Defense Minister Sergei Ivanov, who went to Kamchatka to supervise the operation, praised the help provided by Britain and the United States.

"We have seen in deeds, not in words, what the brotherhood of the sea means," he said.

Officials said the Russian submarine was participating in a combat training exercise and got snarled on an underwater antenna assembly that is part of a coastal monitoring system. The system is anchored with a weight of about 66 tons, according to news reports.

The sub's propeller initially became ensnared in a fishing net, they said.

The events and an array of confusing and contradictory statements — with wildly varying estimates of how much air the crew had left — darkly echoed the sinking of the Kursk.

Russia's cash-strapped navy apparently lacks rescue vehicles capable of operating at the depth where the sub was stranded, and officials say it was too deep for divers to reach or the crew to swim out on their own.

The submarine's problems indicated that promises by Putin to improve the navy's equipment apparently have had little effect. He was criticized for his slow response to the Kursk crisis and reluctance to accept foreign assistance.

The new crisis has been highly embarrassing for Russia, which will hold an unprecedented joint military exercise with China later this month, including the use of submarines to settle an imaginary conflict in a foreign land. In the exercise, Russia is to field a naval squadron and 17 long-haul aircraft.

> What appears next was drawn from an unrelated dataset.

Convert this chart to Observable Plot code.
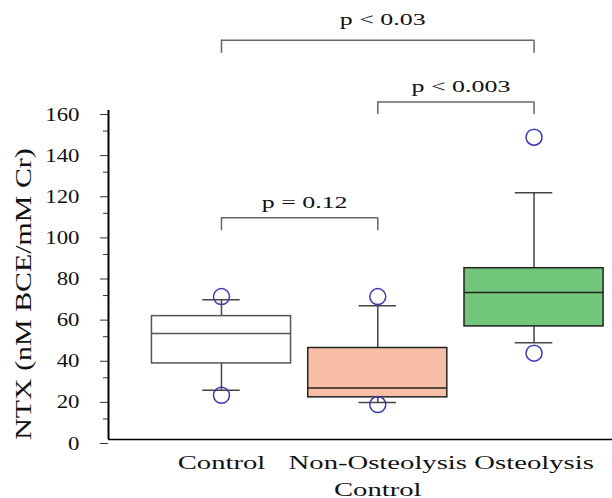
<!DOCTYPE html>
<html>
<head>
<meta charset="utf-8">
<script src="https://cdn.jsdelivr.net/npm/d3@7"></script>
<script src="https://cdn.jsdelivr.net/npm/@observablehq/plot@0.6"></script>
<style>
  html, body { margin: 0; padding: 0; background: #fff; }
  #chart { width: 612px; height: 498px; }
</style>
</head>
<body>
<div id="chart"></div>
<script>
// ---- Data ----
const categories   = ["Control", "Non-Osteolysis\nControl", "Osteolysis"];
const whiskerLow   = [24, 18, 47];
const q1           = [37, 20.5, 55];
const median       = [51.5, 25, 71.5];
const q3           = [60, 44.5, 83.3];
const whiskerHigh  = [68, 65, 120];
const outlierLow   = [21.5, 17, 42];
const outlierHigh  = [69.5, 69.5, 147];

const yTicks       = [0, 20, 40, 60, 80, 100, 120, 140, 160];
const yMinorTicks  = [10, 30, 50, 70, 90, 110, 130, 150];

// significance brackets
const bracketFrom   = [0, 1, 0];
const bracketTo     = [1, 2, 2];
const bracketTop    = [107.8, 164.1, 194.2];
const bracketBottom = [101.5, 158, 187.8];
const bracketLabel  = ["p = 0.12", "p < 0.003", "p < 0.03"];
const bracketLabelY = [112.8, 169, 201.4];

const yLabel = "NTX (nM BCE/mM Cr)";

// ---- Styles ----
const boxFill   = ["#ffffff", "#f8bea6", "#72c67a"];
const boxStroke = ["#555555", "#222222", "#222222"];
const halfBox = 0.445, halfCap = 0.12;

const idx = categories.map((_, i) => i);
const labelRows = categories.flatMap((c, i) => c.split("\n").map((t, j) => ({i, t, j})));
const brackets = bracketLabel.map((label, k) => ({
  a: bracketFrom[k], b: bracketTo[k], top: bracketTop[k], bottom: bracketBottom[k],
  label, ly: bracketLabelY[k]
}));
const bracketEnds = brackets.flatMap(d => [{x: d.a, top: d.top, bottom: d.bottom}, {x: d.b, top: d.top, bottom: d.bottom}]);

const xMin = -0.723, xMax = 2.502;

const plot = Plot.plot({
  width: 612,
  height: 498,
  marginLeft: 108,
  marginRight: 0,
  marginTop: 110,
  marginBottom: 59,
  style: {fontFamily: "'Liberation Serif', 'Times New Roman', serif", background: "#fff", color: "#111"},
  x: {type: "linear", domain: [xMin, xMax], axis: null},
  y: {domain: [0, 160]},
  color: {type: "identity"},
  marks: [
    // y axis ticks and labels
    Plot.axisY({ticks: yTicks, tickSize: 8, tickPadding: 21, fontSize: 19, dy: 4, stroke: "#333", fill: "#111", tickFormat: d => String(d), label: null}),
    Plot.axisY({ticks: yMinorTicks, tickSize: 5, tickFormat: () => "", label: null, stroke: "#333"}),
    // axis lines
    Plot.ruleX([xMin], {y1: 0, y2: 160, stroke: "#000", strokeWidth: 2}),
    Plot.ruleY([0], {stroke: "#000", strokeWidth: 1.5}),
    // whiskers
    Plot.ruleX(idx, {x: i => i, y1: i => q3[i], y2: i => whiskerHigh[i], stroke: "#444", strokeWidth: 1.5}),
    Plot.ruleX(idx, {x: i => i, y1: i => whiskerLow[i], y2: i => q1[i], stroke: "#444", strokeWidth: 1.5}),
    Plot.ruleY(idx, {y: i => whiskerHigh[i], x1: i => i - halfCap, x2: i => i + halfCap, stroke: "#444", strokeWidth: 1.5}),
    Plot.ruleY(idx, {y: i => whiskerLow[i], x1: i => i - halfCap, x2: i => i + halfCap, stroke: "#444", strokeWidth: 1.5}),
    // boxes
    Plot.rect(idx, {x1: i => i - halfBox, x2: i => i + halfBox, y1: i => q1[i], y2: i => q3[i],
      fill: i => boxFill[i], stroke: i => boxStroke[i], strokeWidth: 1.5}),
    Plot.ruleY(idx, {y: i => median[i], x1: i => i - halfBox, x2: i => i + halfBox, stroke: i => boxStroke[i], strokeWidth: 1.5}),
    // outliers
    Plot.dot(idx, {x: i => i, y: i => outlierLow[i], r: 8, stroke: "#3b3bb0", strokeWidth: 1.5, fill: "none"}),
    Plot.dot(idx, {x: i => i, y: i => outlierHigh[i], r: 8, stroke: "#3b3bb0", strokeWidth: 1.5, fill: "none"}),
    // brackets
    Plot.ruleY(brackets, {y: "top", x1: "a", x2: "b", stroke: "#666", strokeWidth: 1.5}),
    Plot.ruleX(bracketEnds, {x: "x", y1: "bottom", y2: "top", stroke: "#666", strokeWidth: 1.5}),
    Plot.text(brackets, {x: d => (d.a + d.b) / 2, y: "ly", text: "label", lineAnchor: "bottom", dx: 5,
      fontSize: 17.3, fill: "#111"}),
    // category labels
    Plot.text(labelRows, {filter: d => d.j === 0, x: "i", text: "t", frameAnchor: "bottom", lineAnchor: "bottom",
      dy: 29, fontSize: 18.5, fill: "#111"}),
    Plot.text(labelRows, {filter: d => d.j === 1, x: "i", text: "t", frameAnchor: "bottom", lineAnchor: "bottom",
      dy: 56, fontSize: 18.5, fill: "#111"}),
    // y axis title
    Plot.text([yLabel], {frameAnchor: "left", textAnchor: "middle", lineAnchor: "middle", rotate: -90,
      dx: -85, dy: 19, fontSize: 23, fill: "#111"})
  ]
});

document.getElementById("chart").appendChild(plot);

// widen glyphs to match the reference's wide serif lettering
const tickStrings = new Set(yTicks.map(String));
const pStrings = new Set(bracketLabel);
const catStrings = new Set(labelRows.map(d => d.t));
plot.querySelectorAll("text").forEach(el => {
  const s = el.textContent;
  const k = tickStrings.has(s) ? 1.2 : pStrings.has(s) ? 1.5 : catStrings.has(s) ? 1.55 : s === yLabel ? 1.3 : 1;
  const L = el.getComputedTextLength();
  if (k !== 1 && L > 0) {
    el.setAttribute("textLength", (L * k).toFixed(1));
    el.setAttribute("lengthAdjust", "spacingAndGlyphs");
  }
});
</script>
</body>
</html>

New criticism arose within hours of the mini-sub's crew being rescued. Dmitry Rogozin, head of the nationalist Rodina party in the lower house of parliament, said he would demand an assessment from the Military Prosecutor's Office of the navy's performance in the incident, the Interfax news agency reported.

Rogozin said he wanted to know why Russia has not acquired underwater vehicles similar to the ones provided by Britain and the United States and "why fishing nets and cables litter the area of naval maneuvers."

"It appears the naval command is not in control of the area of naval exercises," he said, according to Interfax.